Oil prices turned negative on Tuesday after new data from the U.S. Labor Department showed inflation cooling and the impact of tropical storm Nicholas on the energy sector began to improve.
Brent crude fell 38 cents, or 0.5pc, at $73.13 a barrel by 1:10 p.m. EDT (1719 GMT) after hitting a session high of $74.28. U.S. West Texas Intermediate (WTI) crude fell 41 cents, or 0.6pc, to $70.04 after touching a high of $71.22.
The U.S. consumer price index edged up 0.5pc from last year and 0.3pc from July, indicating slower growth than in prior months.
"Commodities are an important part of the inflation story, and we're seeing several commodities fall on this data," said John Kilduff, partner at Again Capital LLC in New York.
While Nicholas is the second major storm to threaten the U.S. Gulf region in recent weeks, bringing heavy rains to the Deep South and causing power outages, most Texas refineries are operating normally and the number of people in Texas without electricity is falling.
The Colonial pipeline, the nation's largest fuel pipeline, partially resumed operations after shutting earlier on Tuesday due to a power outage.
Royal Dutch Shell on Tuesday shut production at an offshore oil platform due to heavy winds from Nicholas.

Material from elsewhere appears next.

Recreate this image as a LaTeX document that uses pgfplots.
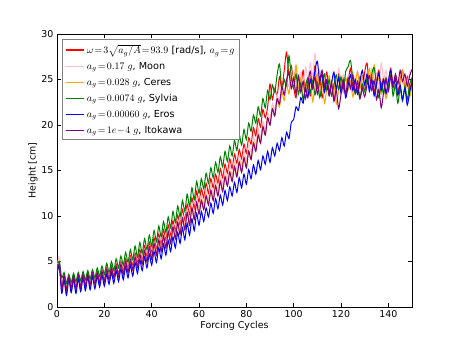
\documentclass[border=0pt]{standalone}
\usepackage{fontspec}
\setmainfont{DejaVu Sans}
\usepackage{pgfplots}
\usepackage{pgfplotstable}
\pgfplotsset{compat=1.18}

% height [cm] against forcing cycle, one column per gravity case
\pgfplotstableread{
x R P O G B V
0 4.0 4.2 3.8 4.3 3.6 3.9
1 4.6 5.5 4.4 5.0 4.5 4.7
2 2.2 1.8 2.4 3.2 1.5 2.0
3 3.4 3.6 3.0 3.8 3.0 3.5
4 1.9 1.4 1.4 2.6 1.3 1.8
5 3.3 3.0 3.2 3.6 3.1 3.3
6 2.0 2.3 1.6 2.7 1.6 2.1
7 3.5 3.3 3.3 3.7 3.0 3.4
8 2.2 2.1 1.8 2.8 1.5 2.0
9 3.4 3.6 3.2 3.8 3.1 3.5
10 2.3 2.2 1.9 2.9 1.7 2.2
11 3.6 3.4 3.3 3.9 3.2 3.6
12 2.4 2.3 2.0 3.0 1.8 2.3
13 3.7 3.5 3.4 4.0 3.3 3.6
14 2.5 2.4 2.1 3.1 1.9 2.4
15 3.8 3.6 3.5 4.1 3.4 3.7
16 2.6 2.5 2.3 3.2 2.0 2.5
17 3.9 3.8 3.6 4.3 3.4 3.8
18 2.8 2.7 2.5 3.4 2.2 2.7
19 4.1 3.9 3.8 4.5 3.5 3.9
20 3.0 2.9 2.7 3.6 2.3 2.8
21 4.3 4.1 4.0 4.8 3.6 4.1
22 3.2 3.0 2.9 3.8 2.5 3.0
23 4.5 4.3 4.2 5.0 3.8 4.3
24 3.4 3.2 3.1 4.0 2.6 3.2
25 4.7 4.5 4.4 5.3 4.0 4.5
26 3.6 3.4 3.3 4.3 2.8 3.4
27 5.0 4.8 4.6 5.6 4.2 4.7
28 3.9 3.6 3.5 4.6 3.0 3.6
29 5.3 5.0 4.8 6.0 4.4 5.0
30 4.2 3.9 3.7 4.9 3.2 3.8
31 5.6 5.3 5.1 6.3 4.6 5.2
32 4.5 4.2 4.0 5.2 3.4 4.1
33 5.9 5.6 5.4 6.7 4.9 5.5
34 4.8 4.5 4.3 5.5 3.7 4.4
35 6.3 5.9 5.7 7.1 5.2 5.8
36 5.1 4.9 4.6 5.9 4.0 4.7
37 6.7 6.3 6.0 7.5 5.5 6.2
38 5.5 5.2 4.9 6.3 4.3 5.0
39 7.1 6.7 6.4 7.9 5.8 6.6
40 5.9 5.6 5.3 6.7 4.6 5.3
41 7.6 7.1 6.8 8.4 6.1 7.0
42 6.3 6.0 5.7 7.2 4.9 5.7
43 8.0 7.6 7.2 8.9 6.5 7.4
44 6.8 6.4 6.1 7.7 5.3 6.1
45 8.5 8.0 7.7 9.4 6.9 7.8
46 7.3 6.9 6.5 8.2 5.7 6.5
47 9.0 8.5 8.1 9.9 7.3 8.3
48 7.8 7.4 7.0 8.7 6.1 7.0
49 9.5 9.0 8.6 10.5 7.7 8.8
50 8.3 7.9 7.5 9.3 6.5 7.5
51 10.1 9.6 9.1 11.1 8.2 9.3
52 8.9 8.5 8.0 9.9 7.0 8.0
53 10.7 10.2 9.7 11.7 8.7 9.8
54 9.5 9.0 8.5 10.5 7.4 8.5
55 11.3 10.8 10.3 12.4 9.2 10.4
56 10.1 9.6 9.1 11.1 7.9 9.0
57 12.0 11.4 10.9 13.1 9.7 10.9
58 10.8 10.2 9.7 11.8 8.4 9.6
59 12.7 12.0 11.5 13.8 10.3 11.5
60 11.5 10.9 10.3 12.5 9.0 10.2
61 13.0 12.3 11.8 14.1 10.5 11.7
62 12.0 11.3 10.8 13.0 9.4 10.7
63 13.6 12.9 12.3 14.7 10.9 12.2
64 12.5 11.8 11.3 13.6 9.9 11.2
65 14.1 13.4 12.9 15.3 11.4 12.8
66 13.1 12.4 11.8 14.2 10.3 11.7
67 14.6 13.9 13.4 15.9 11.9 13.3
68 13.6 12.9 12.3 14.8 10.8 12.2
69 15.2 14.5 13.9 16.5 12.3 13.8
70 14.2 13.5 12.8 15.4 11.2 12.7
71 15.7 15.0 14.4 17.1 12.8 14.3
72 14.7 14.0 13.4 16.0 11.7 13.3
73 16.3 15.6 14.9 17.7 13.2 14.8
74 15.2 14.5 13.9 16.6 12.2 13.8
75 16.8 16.1 15.5 18.3 13.7 15.4
76 15.8 15.1 14.4 17.2 12.6 14.3
77 17.3 16.6 16.0 18.9 14.2 15.9
78 16.3 15.6 14.9 17.8 13.1 14.8
79 17.9 17.2 16.5 19.5 14.6 16.4
80 16.9 16.1 15.4 18.4 13.5 15.3
81 18.6 17.9 17.2 20.2 15.1 17.1
82 17.9 17.0 16.3 19.3 14.1 16.2
83 19.7 18.7 18.1 21.1 15.6 18.0
84 18.8 17.8 17.2 20.2 14.6 17.1
85 20.7 19.6 19.0 22.0 16.1 18.9
86 19.8 18.6 18.0 21.0 15.1 18.0
87 21.7 20.4 19.9 22.9 16.6 19.8
88 20.8 19.5 18.9 21.9 15.7 18.9
89 22.0 21.3 20.7 23.8 17.1 20.8
90 24.5 20.6 20.0 22.8 15.9 20.0
91 22.8 22.4 21.8 24.4 17.5 21.8
92 24.0 21.6 21.0 23.6 16.6 21.0
93 23.2 23.4 22.8 25.5 18.0 22.9
94 25.3 22.6 22.0 26.7 17.2 22.3
95 24.0 24.4 23.6 24.0 18.6 24.2
96 26.0 23.5 22.7 25.0 17.7 23.3
97 28.0 25.0 24.5 24.3 19.2 25.0
98 25.5 24.2 23.4 27.6 18.5 25.7
99 26.5 25.8 25.4 25.2 20.3 24.0
100 24.2 24.6 24.5 24.0 20.6 25.2
101 23.0 26.2 26.6 25.6 22.0 23.4
102 25.4 24.4 24.0 23.4 21.6 25.4
103 24.2 25.8 25.2 24.6 23.0 23.6
104 26.0 24.0 22.8 22.8 22.4 24.8
105 23.8 26.4 24.6 24.2 24.0 22.9
106 25.0 25.0 23.4 25.2 23.0 24.5
107 23.2 26.8 25.3 23.5 25.0 25.9
108 24.6 25.2 22.6 24.9 24.0 24.0
109 26.5 27.8 24.2 23.3 26.0 25.3
110 24.0 25.0 25.6 24.7 27.0 23.4
111 25.3 26.0 23.4 23.0 24.8 24.8
112 23.0 24.2 24.8 24.5 25.6 26.0
113 24.4 25.6 22.4 25.6 23.6 24.2
114 25.8 23.8 24.0 23.8 24.9 25.0
115 23.6 25.2 25.4 25.0 23.3 23.2
116 24.8 24.0 23.2 23.2 24.6 24.6
117 22.8 25.8 24.6 24.4 25.8 22.6
118 24.2 24.4 22.3 25.5 23.9 23.8
119 25.6 26.2 23.8 23.9 25.2 21.8
120 24.0 24.8 25.0 25.3 23.5 23.4
121 25.2 25.5 23.6 24.0 24.7 24.9
122 23.4 23.9 25.2 25.9 23.0 23.3
123 24.8 25.4 23.9 26.4 24.3 25.2
124 26.2 24.1 24.8 27.1 25.5 24.0
125 24.3 25.9 23.1 25.0 23.8 25.5
126 25.0 24.6 24.5 23.4 25.0 23.6
127 23.5 26.0 25.8 24.2 23.4 24.8
128 25.3 24.3 24.0 22.9 24.8 22.9
129 24.0 25.2 25.4 24.5 26.0 24.0
130 25.8 23.8 23.7 23.7 24.4 23.1
131 26.8 25.6 25.0 25.1 25.6 24.4
132 24.2 24.4 26.2 24.0 23.7 25.4
133 25.5 26.2 24.3 25.6 25.0 23.8
134 23.6 24.9 26.6 26.3 23.2 24.9
135 24.9 25.7 24.5 24.3 24.5 22.8
136 26.0 24.0 25.2 23.0 25.7 23.9
137 24.1 26.8 23.4 24.6 23.8 21.9
138 25.2 25.0 24.8 23.4 25.0 23.6
139 23.3 26.0 22.9 25.2 23.5 25.0
140 24.7 24.3 24.3 24.0 24.8 23.7
141 26.2 25.4 25.7 25.5 26.0 25.3
142 24.5 23.9 23.8 23.2 24.2 24.2
143 25.4 25.3 25.2 24.4 25.1 25.6
144 23.6 24.2 23.2 22.4 23.3 24.5
145 25.0 25.9 24.6 24.0 24.4 26.0
146 26.0 24.5 25.9 22.6 22.8 24.8
147 24.0 25.5 23.9 24.3 24.0 25.6
148 25.3 24.0 25.0 22.8 22.2 24.3
149 23.8 25.8 23.1 24.5 23.6 25.4
150 25.2 26.1 24.4 25.2 24.6 26.1
}\heights

\definecolor{mpink}{RGB}{255,192,203}
\definecolor{morange}{RGB}{255,165,0}
\definecolor{mgreen}{RGB}{0,128,0}
\definecolor{mpurple}{RGB}{128,0,128}

\begin{document}
\begin{tikzpicture}[x=1bp,y=1bp]
\useasboundingbox (0,0) rectangle (458,343);
\begin{axis}[
    at={(57bp,36bp)}, anchor=south west,
    scale only axis,
    width=355bp, height=273bp,
    xmin=0, xmax=150, ymin=0, ymax=30,
    xtick={0,20,...,140},
    ytick={0,5,...,30},
    tick align=inside,
    major tick length=4bp,
    axis line style={line width=0.8bp},
    tick style={black, line width=0.6bp},
    /pgf/number format/assume math mode=true,
    tick label style={font=\fontsize{9.5}{11}\selectfont},
    label style={font=\fontsize{9.5}{11}\selectfont},
    xlabel={Forcing Cycles},
    ylabel={Height [cm]},
    xlabel style={yshift=3bp},
    ylabel style={yshift=-3bp},
    legend style={at={(0.014,0.982)}, anchor=north west,
        draw=gray, line width=1.4bp,
        font=\fontsize{9.7}{11.5}\selectfont,
        row sep=3.2bp, inner xsep=3bp, inner ysep=3bp,
        cells={anchor=west}},
    legend cell align=left,
    legend image code/.code={
        \draw[#1, line width=1.3bp, sharp plot] (0bp,0bp) -- (18bp,0bp);},
    every axis plot/.append style={line width=1bp, mark=none, smooth, tension=0.45},
]
\addplot[color=red] table[x=x, y=R] {\heights};
\addlegendentry{$\omega\!=\!3\sqrt{a_g/A}\!=\!93.9$ [rad/s], $a_g\!=\!g$}
\addplot[color=mpink] table[x=x, y=P] {\heights};
\addlegendentry{$a_g\!=\!0.17\ g$, Moon}
\addplot[color=morange] table[x=x, y=O] {\heights};
\addlegendentry{$a_g\!=\!0.028\ g$, Ceres}
\addplot[color=mgreen] table[x=x, y=G] {\heights};
\addlegendentry{$a_g\!=\!0.0074\ g$, Sylvia}
\addplot[color=blue] table[x=x, y=B] {\heights};
\addlegendentry{$a_g\!=\!0.00060\ g$, Eros}
\addplot[color=mpurple] table[x=x, y=V] {\heights};
\addlegendentry{$a_g\!=\!1e\!-\!4\ g$, Itokawa}
\end{axis}
\end{tikzpicture}
\end{document}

Vessel traffic at some energy hubs was halted due to difficult weather conditions.
"There's going to be import-export issues because Houston is in a semi-flood zone," said Bob Yawger, director of energy futures at Mizuho.
After three months of declining global oil demand, rollouts of COVID-19 vaccines should rekindle appetite for oil that was suppressed by pandemic restrictions, especially in Asia, the International Energy Agency (IEA) said on Tuesday.
The IEA sees a demand rebound of 1.6 million barrels per day (bpd) in October and continued growth until the end of the year.
Overall, the agency lowered its 2021 global oil demand growth forecast by 105,000 bpd to 5.2 million bpd but raised its 2022 figure by 85,000 bpd to 3.2 million bpd.
These forecasts are below those of the Organization of the Petroleum Exporting Countries (OPEC), which expects demand to grow by about 5.96 million bpd this year and 4.15 million bpd next year.
Protesters blocked an oil tanker from loading at the Libyan terminal of Es Sider on Tuesday, the National Oil Corporation's (NOC) media office and an engineer at the Port said.
Details on China's plans to sell crude from its strategic reserves dampened price gains. China's state reserves administration said it would auction about 7.4 million barrels of crude on Sept. 24, the first batch of sales in a rare release of strategic inventories.